Çağdaş beden bütünü olmayan parçalardan oluşur. Pazar, bedenin sarmala dönüşen bu parçalarının tamamlanmasını yüksek kâra dönüştür. Fakat birey için bu, sonsuz beden kombinasyonu kadar sınırsız yıkıcı bölümlerdir de.
Durmak yalnızca geride değil; dışarıda da kalmaktır. Beğenilenler çemberinin dışında kalmak, modern bireyin başına gelebilecek en korkunç felakettir. Bu nedenle kullanıcısına uyum ve aidiyet ruhunu aşılayan maskeler, kolayca takılıp atılabilir birer kimlik uzantısı olarak işlev görür.

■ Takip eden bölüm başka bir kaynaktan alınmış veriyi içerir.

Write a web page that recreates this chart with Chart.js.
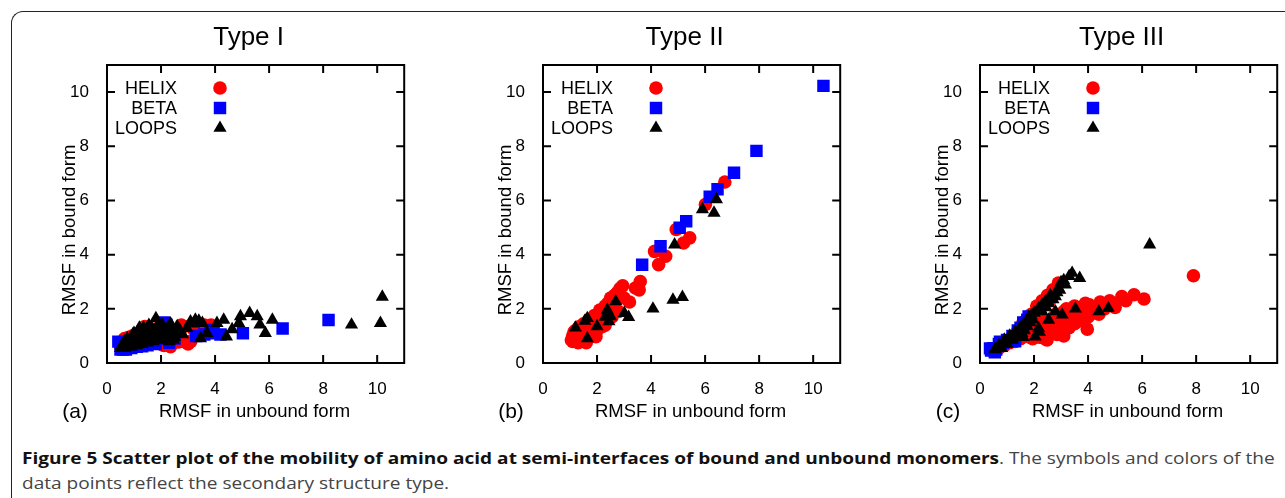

İbadet vecdi ve ulvi kurtuluş iştiyakıyla gidilen spor salonları, tüketilen zayıflama hapları, harfiyen uyulan diyet programları, huşuyla kullanılan makyaj setleri -tüm bunlar ve daha fazlası teni pürüzsüzleştirme ereğini taşır. Öte yandan modern kültür, sürekli değiştirmeye zorladığı yüceltilmiş beden politikasının gerisinde, kaçınılmaz zamansal aşınmaya çözüm bulamamanın ruhsal gerilimine sahiptir. Teni / yüzeyi düzeltmeye dönük her girişim, bu sebeple tini yıpratır. Bunun sonucunda toplum içinde özümsenebilir bir yer edinmeye çalışan birey, kendi bedeni içinde hapsolur ve çevresinden giderek soyutlanır. Ya da anlamsız kalabalıkların içinde hedefsiz ve tatminsiz hazzın içinde kaybolur.